The second problem is with the logic. You have stated that the events "X0 is the highest among X0 to Xn-1" and "Xn is the highest among X0 to Xn" are independent, which means you can multiply the probabilities 1/n and 1/(n+1) to get the joint probability. But it is not obvious that those events are independent. You must prove that. From the definition of independence, that means you must prove

P(X0 is the highest among X0 to Xn-1 AND Xn is the highest among X0 to Xn)
= P(X0 is the highest among X0 to Xn-1)*P(Xn is the highest among X0 to Xn)

instead of just stating it. And the only way I know to do that is to start from the beginning and use conditional probabilities as your TA says. That is, you show the probability is the integral of a conditional probability:

$\displaystyle \int_{-\infty}^{\infty} f(x)F^{n-1}(x)(1-F(x))\ dx = \frac{1}{n} - \frac{1}{n+1} = \frac{1}{n(n+1)}.$

3. In my understanding, X0, X1..iid already implies those events are independent, so I am wrong??

4. Originally Posted by marko612
In my understanding, X0, X1..iid already implies those events are independent, so I am wrong??
It turns out those events are independent, but I and I think your TA are looking for a complete proof. Can you give one?

5. That's why I am a bit confused with this question.
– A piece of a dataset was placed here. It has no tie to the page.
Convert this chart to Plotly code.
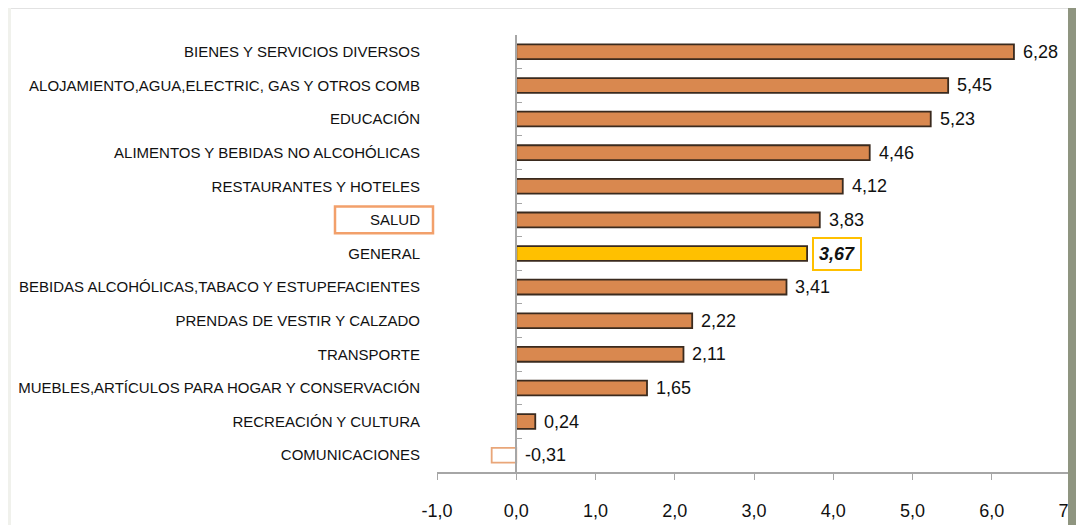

Based on the IID assumption, is it possible to say that they are independent without the proof? I know how to do the proof, but just wonder if this is really necessary...

6. Originally Posted by marko612
That's why I am a bit confused with this question. Based on the IID assumption, is it possible to say that they are independent without the proof? I know how to do the proof, but just wonder if this is really necessary...

It is necessary if you want to prove your assertion that the two events are independent. Call those events A and B. The definition of independence requires that you compute the joint probability of A and B and show P(A and B) = P(A)P(B). Can you do this without computing the conditional probabilities as I sketched? If so, please show me.

And you're welcome!

7. Originally Posted by marko612
That's why I am a bit confused with this question. Based on the IID assumption, is it possible to say that they are independent without the proof? I know how to do the proof, but just wonder if this is really necessary...

I've thought about this some more and I agree that there should be a simpler argument that the two events are independent. Here is my attempt at this. But it still uses conditional probabilities; I don't see any way around that.

Let A be the event X0 is the highest among X0 to Xn-1, and
let B be the event Xn is the highest among X0 to Xn.

Now P(A|B) = P(A) = 1/n since conditioning on event B will not change the relative probabilities that any Xi is the highest among X0 to Xn-1. Therefore

P(A and B) = P(A|B)P(B) = P(A)P(B),

so A and B are independent, and

P(T=n) = P(A and B) = P(A)P(B) = 1/n * 1/(n+1).

8. Originally Posted by JakeD
I've thought about this some more and I agree that there should be a simpler argument that the two events are independent. Here is my attempt at this. But it still uses conditional probabilities; I don't see any way around that.

Let A be the event X0 is the highest among X0 to Xn-1, and
let B be the event Xn is the highest among X0 to Xn.

Now P(A|B) = P(A) = 1/n since conditioning on event B will not change the relative probabilities that any Xi is the highest among X0 to Xn-1. Therefore

P(A and B) = P(A|B)P(B) = P(A)P(B),

so A and B are independent, and

P(T=n) = P(A and B) = P(A)P(B) = 1/n * 1/(n+1).

Thank you very much for your time, I better talk to the prof to see if he accepts this answer, because if there is a simplier way to solve the problem, I don't understand why we need to go through all the integration stuff to show they are independent. Thanks again.

9. Originally Posted by marko612
Thank you very much for your time, I better talk to the prof to see if he accepts this answer, because if there is a simplier way to solve the problem, I don't understand why we need to go through all the integration stuff to show they are independent. Thanks again.
Your question is a good one and interesting one. Please let us know what your prof says. Thank you.